Former Vice President Joseph R. Biden Jr. has continued to stay on top of many polls, in large part by presenting himself as the best option to beat President Trump. Joe Buglewicz for The New York Times

Former Vice President Joe Biden’s presidential campaign has been defined by what it’s not as much as by what it is. He hasn’t made waves with big-ticket policy proposals, and he has mostly avoided skirmishing with his Democratic rivals.

And so, nine months into his campaign, Mr. Biden is in a remarkably similar position to where he was when he began: He’s the presumptive front-runner, despite a lack of agenda-setting plans or breathless enthusiasm from supporters.

Poll results can help us understand why. For one thing, Democratic voters appear to want a candidate who they think has a good chance of beating President Trump more than one whose policy views sync up perfectly with their own.

In a Monmouth University poll last month, this question was put to likely Democratic primary voters nationwide: Would you prefer a strong nominee who could defeat Mr. Trump, even if you disagree with that candidate on most issues — or a candidate with whom you see eye to eye, but who would have difficulty overcoming the president?

Almost twice as many respondents chose the candidate with a better chance of winning.

Polls suggest that Mr. Biden’s support is built largely on these very voters, who are seeking an experienced leader to reverse the Trump administration’s policies.

In a CNN poll last month, 40 percent of likely Democratic voters who responded said they thought Mr. Biden would be the strongest candidate against Mr. Trump. Only 16 percent pointed to Senator Bernie Sanders of Vermont, Mr. Biden’s closest rival.

But a degree of insecurity still lingers. The former vice president has faced strikingly few challenges from his rivals or from debate moderators in recent months — a boon to his candidacy that could evaporate if his opponents’ tactics change.

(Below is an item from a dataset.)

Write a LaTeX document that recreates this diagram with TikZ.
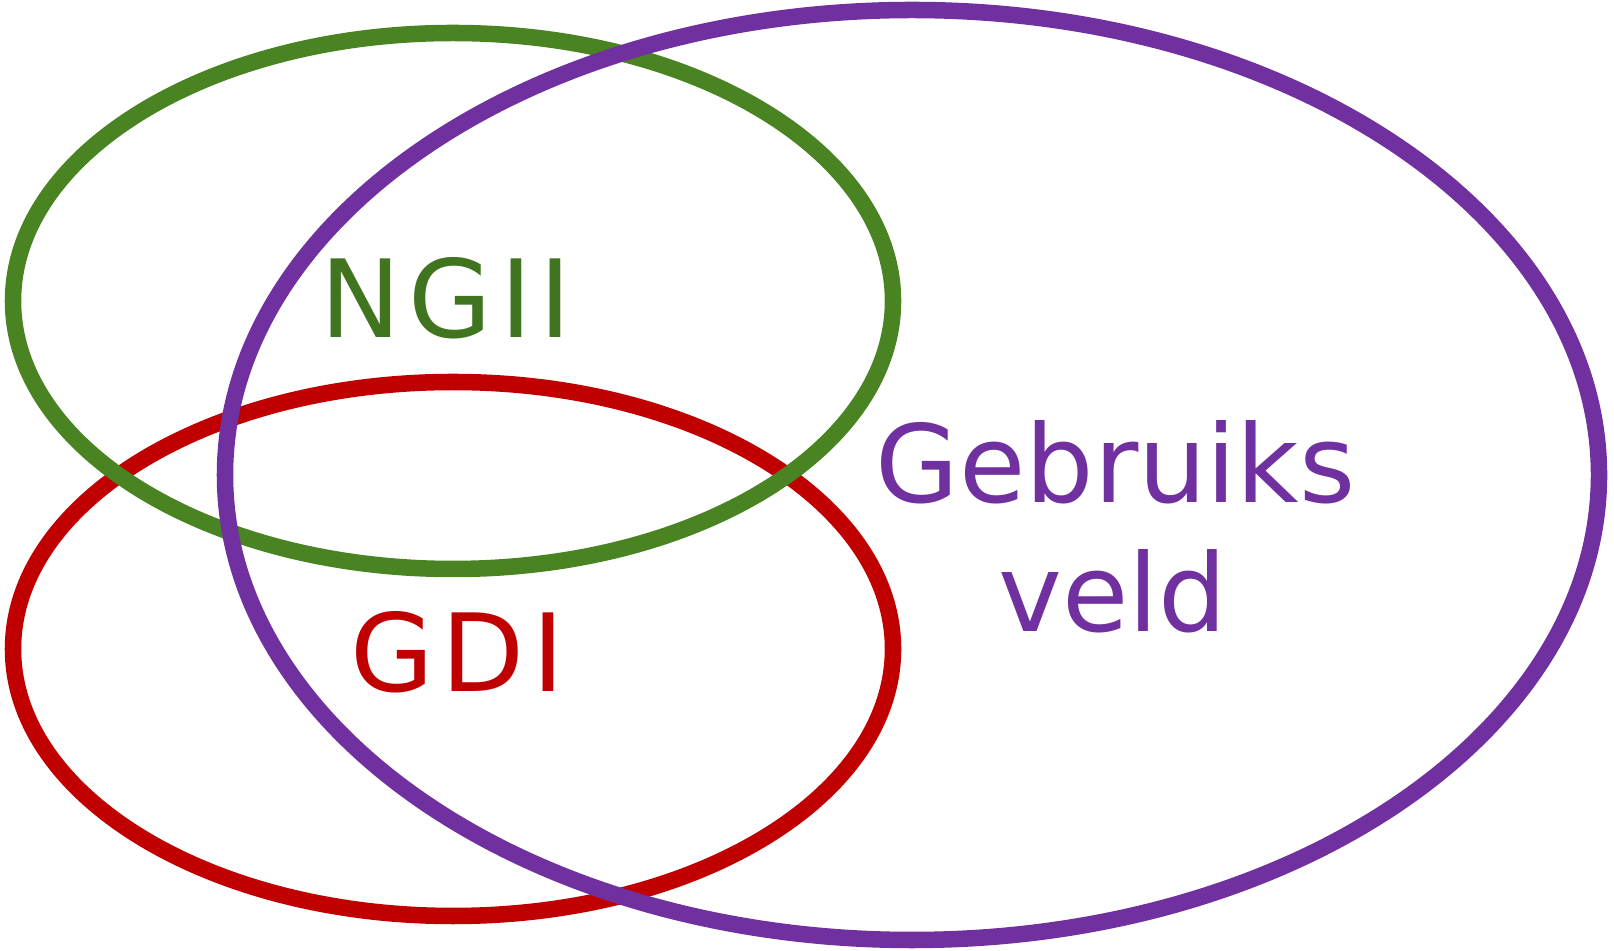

“Unlike Sanders, whose core support is very much gung-ho for him and knows what they signed up for, Biden’s supporters are looking for the strongest candidate,” said Patrick Murray, the director of the Monmouth University Polling Institute. “He has so far survived that examination, but that doesn’t mean it can’t change over the next few weeks.”

Indeed, Mr. Biden’s support dipped for weeks in the fall amid a surge from Senator Elizabeth Warren of Massachusetts, who was seen as possibly more capable of uniting the moderate and left wings of the Democratic Party. But her polling numbers began to waver after her support for “Medicare for all” drew criticism, and much of Mr. Biden’s support appeared to stabilize.

Democratic voters have grown more liberal over the past two decades, but moderates still tend to lean Democratic, and they make up a big enough share of the party to play a decisive role in choosing its nominee.

“You have a lot of Democrats who are not beholden to an ideological position but feel comfortable with him,” Mr. Murray said of Mr. Biden. “They’re coming from all walks of life.”

About as many women support Mr. Biden as do men, and he is the most popular candidate among black Democratic voters — a key constituency, particularly in the primaries. (Mr. Sanders has encroached on that lead, however, and now trails by less than 10 points among African-American voters and other nonwhite voters, according to some national polls.)

Just as crucially, Mr. Biden’s numbers are as strong among white voters without college degrees as they are among those with a higher education. That puts him at a distinct advantage over Ms. Warren and Pete Buttigieg, the former mayor of South Bend, Ind., two of his strongest opponents.

Mr. Biden’s one major vulnerability is among young people. Polls of Iowa, New Hampshire and the nation at large consistently find him polling below 20 percent among voters under 50.